It sounds like you're saying that gen 3 to gen 3 switching doesn't require 128b conversion? Or more likely the receiver needs to decode 128b to do the switching, but it doesn't need to re-encode it to pass it on to the 3.0 device? Encoding of 8b is much less taxing (simple lookup for the 10b)? In the case of a 3.0 host and 2.0 device, doesn't the PLX need to encode 128b when transmitting from the 2.0 device to the 3.0 host? How is that less of a problem then going from 2.0 host to 3.0 device?
It always needs to convert which overall is not really an issue outside of added latency (more than just switching lanes within same gen, the 2.0 chips have latency added on 1.1 source/dest but this is much lower, even with older tech/die shrink ability later on) - on the cheaper SKUs (or often not enough heatsink/cooling provided, Squid 2.0 can suffer this in some cases, but not likely in a cMP) and the extreme end (96 lane+ which SHOULD have a fan or specifically note to have chassis airflow as passive GPUs for servers do) you see TDP issues that can cause real performance bottlenecks (which obviously can also happen within same gen, but are less likely due to TDP kept low overall). This is well documented in the PLX docs that Avago/Broadcom moved around lile 5 times and then removed; mouser and some other stores do have copies though for some - google for the chip (subtract or add +-5 in case of certain 'custom' SKUs like on cheap ebay China boards) and PDF.

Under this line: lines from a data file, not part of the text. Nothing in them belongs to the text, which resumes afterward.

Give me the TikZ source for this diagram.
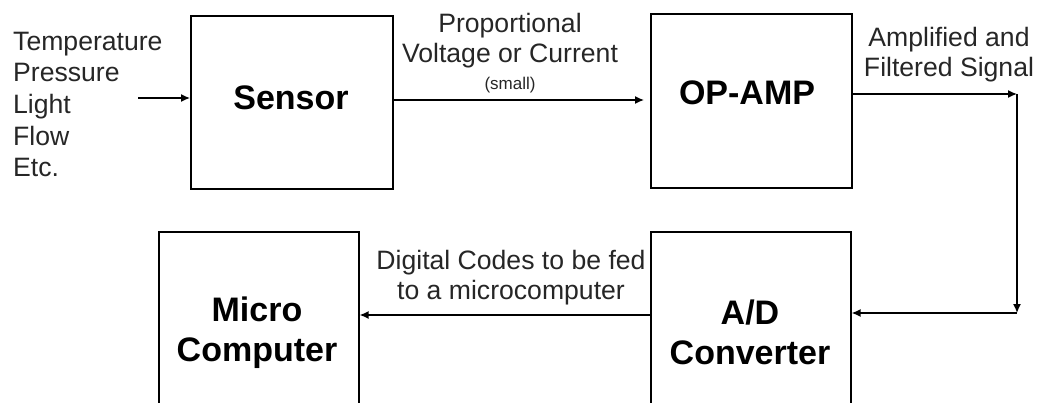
\documentclass[tikz,border=0pt]{standalone}
\usepackage{fontspec}
\setmainfont{Liberation Sans}
\usetikzlibrary{arrows.meta}
\begin{document}
\begin{tikzpicture}[x=1pt,y=-1pt,
  box/.style={draw,line width=1.6pt,inner sep=0pt,anchor=north west},
  big/.style={inner sep=0pt,align=center,font=\fontsize{34}{40}\selectfont\bfseries},
  lbl/.style={inner sep=0pt,font=\fontsize{26.6}{30}\selectfont,text=black!85},
  tiny/.style={inner sep=0pt,font=\fontsize{17}{20}\selectfont,text=black!85},
  arr/.style={line width=1.4pt,-{Latex[length=9pt,width=8pt]}}]
\useasboundingbox (0,0) rectangle (1038,403);
\clip (0,0) rectangle (1038,403);
% boxes
\node[box,minimum width=202pt,minimum height=173pt] (sensor) at (190,15) {};
\node[box,minimum width=201pt,minimum height=174pt] (opamp) at (650,13) {};
\node[box,minimum width=200pt,minimum height=220pt] (ad) at (650,231) {};
\node[box,minimum width=200pt,minimum height=220pt] (micro) at (158,231) {};
% box labels
\node[big] (tsensor) at (291,98) {Sensor};
\node[big] (topamp) at (747,93) {OP-AMP};
\node[big] (tad) at (750,332) {A/D\\Converter};
\node[big] (tmicro) at (257,333) {Micro\\Computer};
% input list
\node[lbl,align=left,anchor=west,font=\fontsize{26.6}{31.7}\selectfont] (inputs) at (13,104.5)
  {Temperature\\Pressure\\Light\\Flow\\Etc.};
% connector labels
\node[lbl,align=center] (lprop) at (510,41) {Proportional\\Voltage or Current};
\node[tiny] (lsmall) at (510,85) {(small)};
\node[lbl,align=center] (lamp) at (949,55) {Amplified and\\Filtered Signal};
\node[lbl,align=center] (ldig) at (511,278) {Digital Codes to be fed\\to a microcomputer};
% coordinates
\coordinate (inS) at (138,98);
\coordinate (y100) at (0,100);
\coordinate (c1) at (1017,94);
\coordinate (c2) at (1017,313);
\coordinate (y315) at (0,315);
% connectors
\draw[arr] (inS) -- (inS -| sensor.west);
\draw[arr,shorten >=6pt] (sensor.east |- y100) -- (opamp.west |- y100);
\draw[arr] (opamp.east |- c1) -- (c1);
\draw[arr] (c1) -- (c2);
\draw[arr] (c2) -- (ad.east |- c2);
\draw[arr] (ad.west |- y315) -- (micro.east |- y315);
\end{tikzpicture}
\end{document}
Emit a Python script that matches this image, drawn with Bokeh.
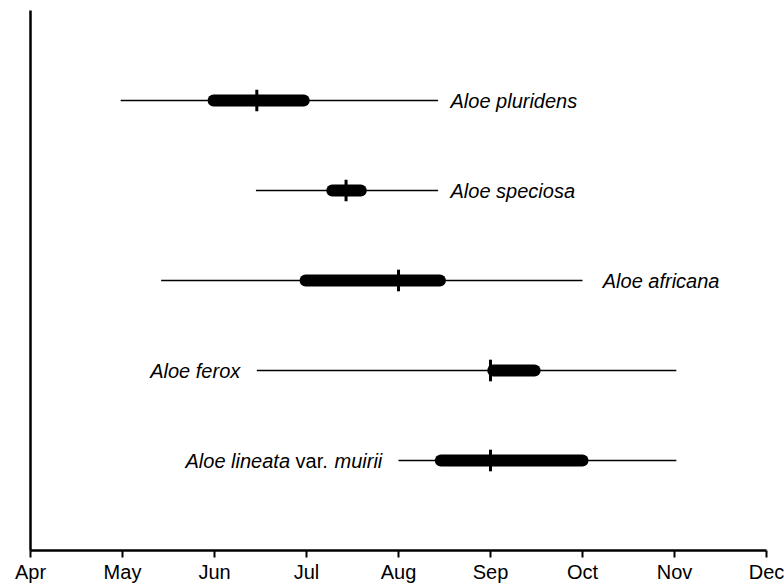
from bokeh.plotting import figure
from bokeh.models import ColumnDataSource, FixedTicker, Range1d
from bokeh.core.properties import value
from bokeh.embed import file_html
from bokeh.resources import INLINE

# x in months since 1 April (0 = Apr, 8 = Dec)
months = ["Apr", "May", "Jun", "Jul", "Aug", "Sep", "Oct", "Nov", "Dec"]
species = ["Aloe pluridens", "Aloe speciosa", "Aloe africana", "Aloe ferox", "Aloe lineata var. muirii"]
row = [5, 4, 3, 2, 1]
range_start = [0.98, 2.45, 1.42, 2.46, 4.0]
range_end = [4.43, 4.43, 6.0, 7.02, 7.02]
peak_start = [1.99, 3.28, 2.99, 5.03, 4.46]
peak_end = [2.97, 3.59, 4.45, 5.48, 6.0]
peak = [2.46, 3.43, 4.0, 5.0, 5.0]

# label anchors (data x) and alignment
label_text = ["Aloe pluridens", "Aloe speciosa", "Aloe africana", "Aloe ferox"]
label_x = [4.565, 4.565, 6.22, 2.28]
label_row = [5, 4, 3, 2]
label_align = ["left", "left", "left", "right"]
# multi-style label for the last row
lineata_parts = ["Aloe lineata", "var.", "muirii"]
lineata_style = ["italic", "normal", "italic"]
lineata_anchor = 1.685
lineata_offset = [0, 110, 149]

FONT = "Liberation Sans"

p = figure(width=784, height=585, output_backend="svg", toolbar_location=None,
           x_range=Range1d(0, 8), y_range=Range1d(0, 6),
           min_border_left=30, min_border_right=18, min_border_top=10, min_border_bottom=35)
p.outline_line_color = None
p.grid.visible = False
p.background_fill_color = "white"

src = ColumnDataSource(dict(row=row, rs=range_start, re=range_end, ps=peak_start, pe=peak_end,
                            pk=peak, pk_lo=[r - 0.12 for r in row], pk_hi=[r + 0.12 for r in row]))
p.segment(x0="rs", y0="row", x1="re", y1="row", source=src, line_color="black", line_width=1.6)
p.segment(x0="ps", y0="row", x1="pe", y1="row", source=src, line_color="black", line_width=12,
          line_cap="round")
p.segment(x0="pk", y0="pk_lo", x1="pk", y1="pk_hi", source=src, line_color="black", line_width=3)

lsrc = ColumnDataSource(dict(x=label_x, y=label_row, t=label_text, a=label_align))
p.text(x="x", y="y", text="t", text_align="a", source=lsrc, text_baseline="middle",
       text_font=value(FONT), text_font_style="italic", text_font_size="20px", text_color="black")
for part, style, off in zip(lineata_parts, lineata_style, lineata_offset):
    p.text(x=[lineata_anchor], y=[1], text=[part], x_offset=off, text_align="left",
           text_baseline="middle", text_font=value(FONT), text_font_style=style,
           text_font_size="20px", text_color="black")

p.xaxis.ticker = FixedTicker(ticks=list(range(len(months))))
p.xaxis.major_label_overrides = {i: m for i, m in enumerate(months)}
p.xaxis.major_label_text_font = FONT
p.xaxis.major_label_text_font_size = "20px"
p.xaxis.major_label_text_color = "black"
p.xaxis.axis_line_width = 2.5
p.xaxis.major_tick_line_width = 2
p.xaxis.major_tick_out = 7
p.xaxis.major_tick_in = 0
p.xaxis.minor_tick_line_color = None
p.xaxis.major_label_standoff = 3

p.yaxis.ticker = FixedTicker(ticks=[])
p.yaxis.axis_line_width = 2.5
p.yaxis.major_tick_line_color = None
p.yaxis.minor_tick_line_color = None
p.yaxis.major_label_text_font_size = "0px"

open("out.html", "w").write(file_html(p, INLINE))
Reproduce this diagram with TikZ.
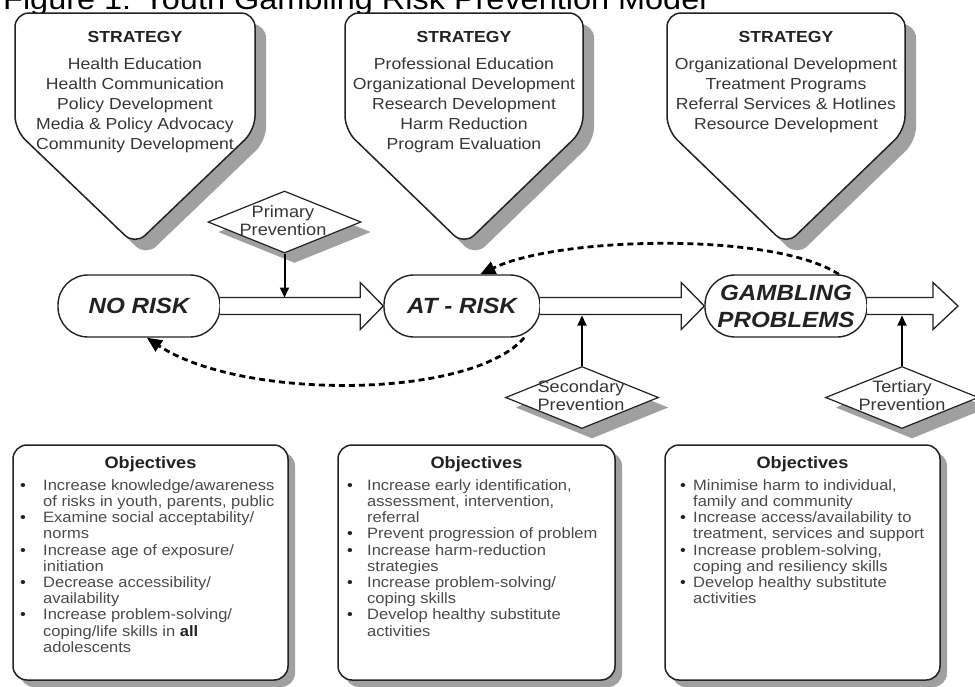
\documentclass[tikz,border=0pt]{standalone}
\usepackage{fontspec}
\setmainfont{Liberation Sans}[FakeStretch=1.1]
\usetikzlibrary{shapes.geometric,arrows.meta,calc,shadows}
\definecolor{ink}{HTML}{222222}
\definecolor{txt}{HTML}{363636}
\definecolor{otxt}{HTML}{4A4A4A}
\definecolor{shade}{HTML}{A0A0A0}
\newcommand{\bul}{\textcolor{ink}{\textbullet}}
\begin{document}
\begin{tikzpicture}[x=1pt,y=-1pt,
  shd/.style={drop shadow={shadow xshift=11pt, shadow yshift=-11pt, fill=shade, opacity=1}},
  oshd/.style={drop shadow={shadow xshift=7pt, shadow yshift=-7pt, fill=shade, opacity=1}},
  dshd/.style={drop shadow={shadow xshift=10pt, shadow yshift=-10pt, fill=shade, opacity=1}},
  pent/.style={draw=ink, line width=1.5pt, fill=white, rounded corners=14pt, shd},
  stad/.style={draw=ink, line width=1.4pt, fill=white, rounded corners=30pt, minimum height=62pt, inner sep=0pt, font=\fontsize{22}{27}\selectfont\bfseries\itshape, text=ink, align=center},
  hollow/.style={draw=ink, line width=1.3pt, fill=white, line join=miter},
  prev/.style={shape=diamond, draw=ink, line width=1.2pt, fill=white, minimum width=153pt, minimum height=62pt, inner sep=0pt, dshd},
  prevtxt/.style={font=\fontsize{16.5}{18}\selectfont, text=txt, align=center, inner sep=0pt},
  parr/.style={draw=black, line width=2pt, -{Triangle[length=10pt,width=9pt]}},
  dasharr/.style={draw=black, line width=2.8pt, dash pattern=on 6pt off 4pt, -{Triangle[length=15pt,width=13pt]}},
  objbox/.style={draw=ink, line width=1.5pt, fill=white, rounded corners=14pt, oshd},
  strathead/.style={font=\fontsize{16}{20}\selectfont\bfseries, text=ink, inner sep=0pt},
  stratbody/.style={font=\fontsize{16}{20}\selectfont, text=txt, align=center, inner sep=0pt, anchor=north},
  objhead/.style={font=\fontsize{16.5}{20}\selectfont\bfseries, text=ink, inner sep=0pt},
  objtxt/.style={font=\fontsize{15}{16.2}\selectfont, text=otxt, inner sep=0pt, anchor=north west},
]
\useasboundingbox (0,0) rectangle (975,686);
\clip (0,0) rectangle (975,686);

% title
\node[anchor=base west, inner sep=0pt, font=\fontsize{29.5}{30}\selectfont] (title) at (3,9.5) {Figure 1: Youth Gambling Risk Prevention Model};

% strategy pentagons
\path[pent] (15,13) -- (255,13) -- (255,130) -- (135,245) -- (15,130) -- cycle;
\path[pent] (345,13) -- (583,13) -- (583,130) -- (464,245) -- (345,130) -- cycle;
\path[pent] (667,13) -- (905,13) -- (905,130) -- (786,245) -- (667,130) -- cycle;

\node[strathead] (s1h) at (135,37) {STRATEGY};
\node[stratbody] (s1b) at (135,58) {Health Education\\Health Communication\\Policy Development\\Media \& Policy Advocacy\\Community Development};
\node[strathead] (s2h) at (464,37) {STRATEGY};
\node[stratbody] (s2b) at (464,58) {Professional Education\\Organizational Development\\Research Development\\Harm Reduction\\Program Evaluation};
\node[strathead] (s3h) at (786,37) {STRATEGY};
\node[stratbody] (s3b) at (786,58) {Organizational Development\\Treatment Programs\\Referral Services \& Hotlines\\Resource Development};

% prevention diamonds
\node[prev] (pp) at (284.5,222) {};
\node[prevtxt] (ppt) at (283,221) {Primary\\Prevention};
\node[prev] (sp) at (582,397.5) {};
\node[prevtxt] (spt) at (581,396) {Secondary\\Prevention};
\node[prev] (tp) at (902,397.5) {};
\node[prevtxt] (tpt) at (902,396) {Tertiary\\Prevention};

% stages
\node[stad, minimum width=162pt] (norisk) at (139,306) {NO RISK};
\node[stad, minimum width=156pt] (atrisk) at (462,306) {AT - RISK};
\node[stad, minimum width=162pt] (gp) at (786,306) {GAMBLING\\PROBLEMS};
\coordinate (end3) at (958,306);

% hollow arrows
\draw[hollow] let \p1=(norisk.east), \p2=(atrisk.west) in
  ({\x1-0.5pt},{\y1+8.5pt}) -- ({\x2-23pt},{\y1+8.5pt}) -- ({\x2-23pt},{\y1+23.5pt}) -- (\x2,\y1)
  -- ({\x2-23pt},{\y1-23.5pt}) -- ({\x2-23pt},{\y1-8.5pt}) -- ({\x1-0.5pt},{\y1-8.5pt});
\draw[hollow] let \p1=(atrisk.east), \p2=(gp.west) in
  ({\x1-0.5pt},{\y1+8.5pt}) -- ({\x2-23pt},{\y1+8.5pt}) -- ({\x2-23pt},{\y1+23.5pt}) -- (\x2,\y1)
  -- ({\x2-23pt},{\y1-23.5pt}) -- ({\x2-23pt},{\y1-8.5pt}) -- ({\x1-0.5pt},{\y1-8.5pt});
\draw[hollow] let \p1=(gp.east), \p2=(end3) in
  ({\x1-0.5pt},{\y1+8.5pt}) -- ({\x2-25pt},{\y1+8.5pt}) -- ({\x2-25pt},{\y1+23.5pt}) -- (\x2,\y1)
  -- ({\x2-25pt},{\y1-23.5pt}) -- ({\x2-25pt},{\y1-8.5pt}) -- ({\x1-0.5pt},{\y1-8.5pt});

% prevention arrows
\coordinate (s1) at (284.5,297.5);
\coordinate (s2) at (582,315.5);
\coordinate (s3) at (902,315.5);
\draw[parr] (pp.south) -- (s1);
\draw[parr] (sp.north) -- (s2);
\draw[parr] (tp.north) -- (s3);

% relapse / recovery arrows
\draw[dasharr] (gp.31) .. controls (775,232) and (560,236) .. (atrisk.60);
\draw[dasharr] (atrisk.-27) .. controls (470,400) and (240,400) .. (norisk.-76);

% objectives boxes
\path[objbox] (13,445) rectangle (288,680);
\path[objbox] (338,445) rectangle (615,680);
\path[objbox] (665,445) rectangle (940,680);

\node[objhead] (o1h) at (150.5,464) {Objectives};
\node[objhead] (o2h) at (476.5,464) {Objectives};
\node[objhead] (o3h) at (802.5,464) {Objectives};

\node[objtxt] (o1t) at (20,478.7) {\begin{tabular}{@{}p{23pt}@{}l@{}}
\bul & Increase knowledge/awareness\\
 & of risks in youth, parents, public\\
\bul & Examine social acceptability/\\
 & norms\\
\bul & Increase age of exposure/\\
 & initiation\\
\bul & Decrease accessibility/\\
 & availability\\
\bul & Increase problem-solving/\\
 & coping/life skills in \textbf{\textcolor{ink}{all}}\\
 & adolescents
\end{tabular}};
\node[objtxt] (o2t) at (347,478.7) {\begin{tabular}{@{}p{20pt}@{}l@{}}
\bul & Increase early identification,\\
 & assessment, intervention,\\
 & referral\\
\bul & Prevent progression of problem\\
\bul & Increase harm-reduction\\
 & strategies\\
\bul & Increase problem-solving/\\
 & coping skills\\
\bul & Develop healthy substitute\\
 & activities
\end{tabular}};
\node[objtxt] (o3t) at (680,478.7) {\begin{tabular}{@{}p{13pt}@{}l@{}}
\bul & Minimise harm to individual,\\
 & family and community\\
\bul & Increase access/availability to\\
 & treatment, services and support\\
\bul & Increase problem-solving,\\
 & coping and resiliency skills\\
\bul & Develop healthy substitute\\
 & activities
\end{tabular}};
\end{tikzpicture}
\end{document}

Customers do get access behind login wall, but i do not get deeper specsheets and sensitive deemed things anymore either unlike on nearly all 2.0 SKUs sadly, might need to actually buy a min order qty of the gen i want data for but i'll wait for the first 4.0 chips which do the same and are later on more useful for me.
Enterprise servers massively overcommit PCIe and SAS/SATA lanes because the TBs are usually more important than the GB/sec.
The standard HPE ProLiant NVMe card is a 32 lane PLX switch wired as a PCIe 3.0 x8 slot to six PCIe 3.0 x4 drives. So, yes, you're limited to *only* 8 GB/sec - but that's really a boatload of bandwidth.
In the real world, few (if any) workloads really require that every single component in the system must run at its theoretical max bandwidth. Some systems are OK with modest overcommitment, some with huge overcommitment.
The people here who diss "lane sharing" or "PCIe switches" are really victims of "can't see the forest for the trees".
PCIe - partially, only the new NVMe based servers do this - often by simple need to switch NVMe drives and PCIe slots around) and EPYC can go a very far way with 64-128 (-4) lanes available, Intel is just behind but has less "weird" issues due to the InfinityFabric being somewhat... custom.. compared to what we know from Opteron and Intels QPI/UPI. The HP card is not really industry standard here, usually you'd see x16 uplink (like on some Supermicro cards, notably excluding anything based on bifurcation obviously).
SAS - depends, these boards with an LSI RAID chip like still fairly common have them at 'dedicated' 12Gbit SAS PCIe wise with 6Gbit reality, which at 3.0 is barely x8 levels for 16-24 ports.
SATA - never seen, all that i have have their chipset SATA wired 1:1 as the chipset offers, splitters are uncommon and more on chassis level, where not supported by chipset SATA even on enterprise by lack of SAS entirely mostly.
I love PCIe switches for the flexibility they offer me to split lanes or aggregate; i do a lot of work with PLX RDKs and even Intel touched this base more now with eg. Z270 having 24 lanes off the PCH (others had 'splitting' before but not at 1:6) with only the equivalent of x4 3.0 uplink (with Intel optimizations on the customised PCIe bus, but nowhere near x8 or more).
They also have very real use cases as we see on the nMP's TB ports (naturally at 2.0) uplinked with 3.0 (good cooled, good firmware design) or in high-end (E7 SKUs, RAS, 8 socket CPU layouts) for interesting HA things you rarely see public (like a 2x Xeon Phi PCIe x16 cards in 4 way PLX controllable HA over 8 sockets (2 as cluster each and the PLX uplinked to 4 clusters at x16, a PLX 96 lane off the shelf SKU) - most you see this chips used for is REALLY worlds below what they can do, which also justified pricing with Avago (highly affected by certain PLX patents limiting other manufacturer availability until licensing deals went live later).
Apple generally likes to use them as gen converters and for 1:1 switching, yes the cMP has slot 3/4 shared but this is especially in single CPU config also a limitation by what Westmere provided in lanes, but the lane shari ng use overall is rare.